───── Raw data ─────

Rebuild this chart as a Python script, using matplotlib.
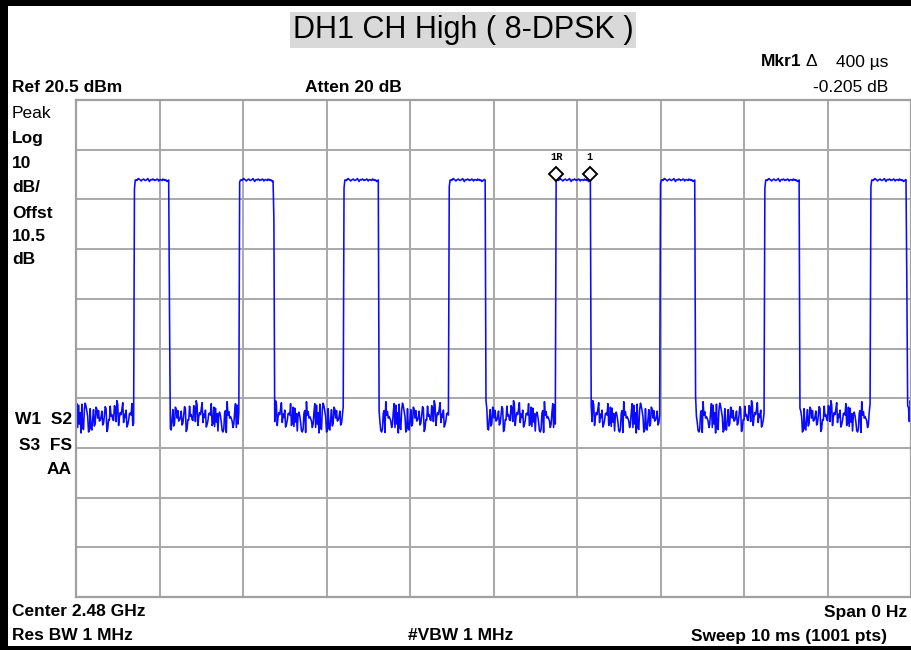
import numpy as np
import matplotlib
matplotlib.use('Agg')
import matplotlib.pyplot as plt
import matplotlib.transforms as mtransforms
from matplotlib.patches import Rectangle

W, H = 912, 650

# sweep setup
ref_level = 20.5
db_per_div = 10
sweep_ms = 10
n_pts = 1001

# burst timing (ms)
rise_ms = [0.70, 1.96, 3.21, 4.47, 5.75, 7.00, 8.25, 9.52]
fall_ms = [1.12, 2.37, 3.63, 4.91, 6.17, 7.42, 8.67, 9.95]
top_dbm = 4.4
rise_step_dbm = [2.6, 4.0, 2.8, 3.0, 4.2, 3.6, 2.7, 3.1]
fall_step_dbm = [-23.0, -3.5, -42.0, -40.0, -41.0, -39.0, -41.5, -16.0]
floor_dbm = -43.5

# ripple on the burst tops (dB)
top_ripple = [0.1, 0.0, 0.0, -0.1, 0.2, 0.3, 0.1, 0.0, -0.2, 0.0, 0.1, 0.2,
              0.0, -0.1, 0.0, 0.1, 0.3, 0.0, -0.3, 0.0, 0.1, 0.0, 0.2, 0.1,
              -0.1, 0.0, 0.0, 0.2, 0.1, -0.2, 0.0, 0.1, 0.0, -0.1, 0.2, 0.0,
              0.1, -0.1, 0.0, -0.3, -0.2, 0.0, 0.1, 0.0]

# noise floor deviation (dB)
floor_noise = [1.2, -1.5, 2.4, 0.3, -2.2, 1.8, -0.6, 2.9, -1.1, 0.4, -2.8, 1.0,
               3.1, -0.4, -1.9, 2.2, 0.7, -2.5, 1.5, -0.9, 0.2, 2.6, -1.7, -0.3,
               1.9, -2.9, 0.8, 1.4, -1.2, 2.0, -0.5, -2.1, 3.3, 0.1, -1.4, 1.1,
               -0.8, 2.5, -2.4, 0.6, 1.6, -1.0, -3.0, 0.9, 2.1, -0.2, 1.3, -1.8,
               0.5, 2.8, -2.6, -0.7, 1.7, 0.0, -1.3, 2.3, -2.0, 0.8, 3.5, -1.6,
               0.3, -0.5, 1.9, -2.3, 1.2, 2.7, -1.1, -0.1, 0.9, -2.7, 1.6, 0.4,
               -1.5, 2.2, -0.6, 1.0, -2.2, 3.0, -0.8, 0.2, 1.8, -1.9, 0.6, -0.3,
               2.4, -2.5, 1.1, 0.0, -1.2, 2.9, -0.4, 1.4, -2.8, 0.7, 1.5]

t = np.linspace(0, sweep_ms, n_pts)
trace = np.array([floor_dbm + floor_noise[(i * 7) % len(floor_noise)]
                  for i in range(n_pts)])
for k, (r, f) in enumerate(zip(rise_ms, fall_ms)):
    i0 = int(round(r / 0.01))
    i1 = int(round(f / 0.01))
    trace[i0] = rise_step_dbm[k]
    for j in range(i0 + 1, i1):
        trace[j] = top_dbm + top_ripple[(j - i0) % len(top_ripple)]
    trace[i1] = fall_step_dbm[k]

# delta marker pair
mkr_ref_ms = 5.75
mkr_delta_ms = 6.15

plt.rcParams['font.family'] = ['Liberation Sans', 'DejaVu Sans']

fig = plt.figure(figsize=(W / 100, H / 100), dpi=100)
fig.patch.set_facecolor('white')


def px(x, y):
    return x / W, 1 - y / H


ax = fig.add_axes([76 / W, 1 - 597 / H, 835 / W, 497 / H])
ax.plot(t, trace, color='#0a0aff', lw=1.15)
ax.set_xlim(0, sweep_ms)
ax.set_ylim(ref_level - 10 * db_per_div, ref_level)
ax.set_xticks(np.arange(0, sweep_ms + 1, 1))
ax.set_yticks(np.arange(ref_level - 10 * db_per_div, ref_level + 1, db_per_div))
ax.tick_params(length=0, labelbottom=False, labelleft=False)
ax.grid(True, color='#a8a8a8', lw=1.4)
ax.set_axisbelow(True)
for s in ax.spines.values():
    s.set_color('#a0a0a0')
    s.set_linewidth(1.6)

# markers sit a little above the trace
mk_off = mtransforms.offset_copy(ax.transData, fig=fig, x=0, y=5, units='points')
lb_off = mtransforms.offset_copy(ax.transData, fig=fig, x=0, y=17, units='points')
for m, lab in [(mkr_ref_ms, '1R'), (mkr_delta_ms, '1')]:
    yv = trace[int(round(m / 0.01))]
    ax.plot([m], [yv], marker='D', ms=7, mfc='white', mec='black', mew=1.4,
            transform=mk_off, clip_on=False)
    ax.text(m, yv, lab, transform=lb_off, ha='center', va='center',
            fontsize=7.5, family=['Liberation Mono', 'DejaVu Sans Mono'],
            fontweight='bold')

# title box
fig.text(*px(463, 30), 'DH1 CH High ( 8-DPSK )', ha='center', va='center',
         fontsize=22, color='black',
         bbox=dict(boxstyle='square,pad=0.1', fc='#d9d9d9', ec='none'))

fs = 12.5
bold = dict(fontweight='bold', fontsize=fs, va='center')
fig.text(*px(802, 62), 'Mkr1', ha='right', **bold)
fig.text(*px(806, 62), 'Δ', ha='left', fontsize=fs, va='center')
fig.text(*px(888, 62), '400 µs', ha='right', fontsize=fs, va='center')
fig.text(*px(12, 88), 'Ref 20.5 dBm', ha='left', **bold)
fig.text(*px(305, 88), 'Atten 20 dB', ha='left', **bold)
fig.text(*px(888, 88), '-0.205 dB', ha='right', fontsize=fs, va='center')

fig.text(*px(12, 113), 'Peak', ha='left', fontsize=fs, va='center')
for lab, y in [('Log', 138), ('10', 163), ('dB/', 188), ('Offst', 213),
               ('10.5', 237), ('dB', 260)]:
    fig.text(*px(12, y), lab, ha='left', **bold)
fig.text(*px(72, 420), 'W1  S2', ha='right', **bold)
fig.text(*px(72, 445), 'S3  FS', ha='right', **bold)
fig.text(*px(72, 469), 'AA', ha='right', **bold)

fig.text(*px(12, 612), 'Center 2.48 GHz', ha='left', **bold)
fig.text(*px(907, 612), 'Span 0 Hz', ha='right', **bold)
fig.text(*px(12, 636), 'Res BW 1 MHz', ha='left', **bold)
fig.text(*px(408, 636), '#VBW 1 MHz', ha='left', **bold)
fig.text(*px(887, 636), 'Sweep 10 ms (1001 pts)', ha='right', **bold)

# black frame of the screen capture
for x0, y0, w, h in [(0, 0, 8, H), (0, 0, W, 6), (0, H - 4, W, 4)]:
    fig.patches.append(Rectangle((x0 / W, 1 - (y0 + h) / H), w / W, h / H,
                                 transform=fig.transFigure, fc='black',
                                 ec='none', zorder=10))

fig.savefig('out.png', dpi=100)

─────

● **Work to be completed**
Give every line above again exactly, with no pictures.

● **Answer to the problem**
Rebuild this chart as a Python script, using matplotlib.
import numpy as np
import matplotlib
matplotlib.use('Agg')
import matplotlib.pyplot as plt
import matplotlib.transforms as mtransforms
from matplotlib.patches import Rectangle

W, H = 912, 650

# sweep setup
ref_level = 20.5
db_per_div = 10
sweep_ms = 10
n_pts = 1001

# burst timing (ms)
rise_ms = [0.70, 1.96, 3.21, 4.47, 5.75, 7.00, 8.25, 9.52]
fall_ms = [1.12, 2.37, 3.63, 4.91, 6.17, 7.42, 8.67, 9.95]
top_dbm = 4.4
rise_step_dbm = [2.6, 4.0, 2.8, 3.0, 4.2, 3.6, 2.7, 3.1]
fall_step_dbm = [-23.0, -3.5, -42.0, -40.0, -41.0, -39.0, -41.5, -16.0]
floor_dbm = -43.5

# ripple on the burst tops (dB)
top_ripple = [0.1, 0.0, 0.0, -0.1, 0.2, 0.3, 0.1, 0.0, -0.2, 0.0, 0.1, 0.2,
              0.0, -0.1, 0.0, 0.1, 0.3, 0.0, -0.3, 0.0, 0.1, 0.0, 0.2, 0.1,
              -0.1, 0.0, 0.0, 0.2, 0.1, -0.2, 0.0, 0.1, 0.0, -0.1, 0.2, 0.0,
              0.1, -0.1, 0.0, -0.3, -0.2, 0.0, 0.1, 0.0]

# noise floor deviation (dB)
floor_noise = [1.2, -1.5, 2.4, 0.3, -2.2, 1.8, -0.6, 2.9, -1.1, 0.4, -2.8, 1.0,
               3.1, -0.4, -1.9, 2.2, 0.7, -2.5, 1.5, -0.9, 0.2, 2.6, -1.7, -0.3,
               1.9, -2.9, 0.8, 1.4, -1.2, 2.0, -0.5, -2.1, 3.3, 0.1, -1.4, 1.1,
               -0.8, 2.5, -2.4, 0.6, 1.6, -1.0, -3.0, 0.9, 2.1, -0.2, 1.3, -1.8,
               0.5, 2.8, -2.6, -0.7, 1.7, 0.0, -1.3, 2.3, -2.0, 0.8, 3.5, -1.6,
               0.3, -0.5, 1.9, -2.3, 1.2, 2.7, -1.1, -0.1, 0.9, -2.7, 1.6, 0.4,
               -1.5, 2.2, -0.6, 1.0, -2.2, 3.0, -0.8, 0.2, 1.8, -1.9, 0.6, -0.3,
               2.4, -2.5, 1.1, 0.0, -1.2, 2.9, -0.4, 1.4, -2.8, 0.7, 1.5]

t = np.linspace(0, sweep_ms, n_pts)
trace = np.array([floor_dbm + floor_noise[(i * 7) % len(floor_noise)]
                  for i in range(n_pts)])
for k, (r, f) in enumerate(zip(rise_ms, fall_ms)):
    i0 = int(round(r / 0.01))
    i1 = int(round(f / 0.01))
    trace[i0] = rise_step_dbm[k]
    for j in range(i0 + 1, i1):
        trace[j] = top_dbm + top_ripple[(j - i0) % len(top_ripple)]
    trace[i1] = fall_step_dbm[k]

# delta marker pair
mkr_ref_ms = 5.75
mkr_delta_ms = 6.15

plt.rcParams['font.family'] = ['Liberation Sans', 'DejaVu Sans']

fig = plt.figure(figsize=(W / 100, H / 100), dpi=100)
fig.patch.set_facecolor('white')


def px(x, y):
    return x / W, 1 - y / H


ax = fig.add_axes([76 / W, 1 - 597 / H, 835 / W, 497 / H])
ax.plot(t, trace, color='#0a0aff', lw=1.15)
ax.set_xlim(0, sweep_ms)
ax.set_ylim(ref_level - 10 * db_per_div, ref_level)
ax.set_xticks(np.arange(0, sweep_ms + 1, 1))
ax.set_yticks(np.arange(ref_level - 10 * db_per_div, ref_level + 1, db_per_div))
ax.tick_params(length=0, labelbottom=False, labelleft=False)
ax.grid(True, color='#a8a8a8', lw=1.4)
ax.set_axisbelow(True)
for s in ax.spines.values():
    s.set_color('#a0a0a0')
    s.set_linewidth(1.6)

# markers sit a little above the trace
mk_off = mtransforms.offset_copy(ax.transData, fig=fig, x=0, y=5, units='points')
lb_off = mtransforms.offset_copy(ax.transData, fig=fig, x=0, y=17, units='points')
for m, lab in [(mkr_ref_ms, '1R'), (mkr_delta_ms, '1')]:
    yv = trace[int(round(m / 0.01))]
    ax.plot([m], [yv], marker='D', ms=7, mfc='white', mec='black', mew=1.4,
            transform=mk_off, clip_on=False)
    ax.text(m, yv, lab, transform=lb_off, ha='center', va='center',
            fontsize=7.5, family=['Liberation Mono', 'DejaVu Sans Mono'],
            fontweight='bold')

# title box
fig.text(*px(463, 30), 'DH1 CH High ( 8-DPSK )', ha='center', va='center',
         fontsize=22, color='black',
         bbox=dict(boxstyle='square,pad=0.1', fc='#d9d9d9', ec='none'))

fs = 12.5
bold = dict(fontweight='bold', fontsize=fs, va='center')
fig.text(*px(802, 62), 'Mkr1', ha='right', **bold)
fig.text(*px(806, 62), 'Δ', ha='left', fontsize=fs, va='center')
fig.text(*px(888, 62), '400 µs', ha='right', fontsize=fs, va='center')
fig.text(*px(12, 88), 'Ref 20.5 dBm', ha='left', **bold)
fig.text(*px(305, 88), 'Atten 20 dB', ha='left', **bold)
fig.text(*px(888, 88), '-0.205 dB', ha='right', fontsize=fs, va='center')

fig.text(*px(12, 113), 'Peak', ha='left', fontsize=fs, va='center')
for lab, y in [('Log', 138), ('10', 163), ('dB/', 188), ('Offst', 213),
               ('10.5', 237), ('dB', 260)]:
    fig.text(*px(12, y), lab, ha='left', **bold)
fig.text(*px(72, 420), 'W1  S2', ha='right', **bold)
fig.text(*px(72, 445), 'S3  FS', ha='right', **bold)
fig.text(*px(72, 469), 'AA', ha='right', **bold)

fig.text(*px(12, 612), 'Center 2.48 GHz', ha='left', **bold)
fig.text(*px(907, 612), 'Span 0 Hz', ha='right', **bold)
fig.text(*px(12, 636), 'Res BW 1 MHz', ha='left', **bold)
fig.text(*px(408, 636), '#VBW 1 MHz', ha='left', **bold)
fig.text(*px(887, 636), 'Sweep 10 ms (1001 pts)', ha='right', **bold)

# black frame of the screen capture
for x0, y0, w, h in [(0, 0, 8, H), (0, 0, W, 6), (0, H - 4, W, 4)]:
    fig.patches.append(Rectangle((x0 / W, 1 - (y0 + h) / H), w / W, h / H,
                                 transform=fig.transFigure, fc='black',
                                 ec='none', zorder=10))

fig.savefig('out.png', dpi=100)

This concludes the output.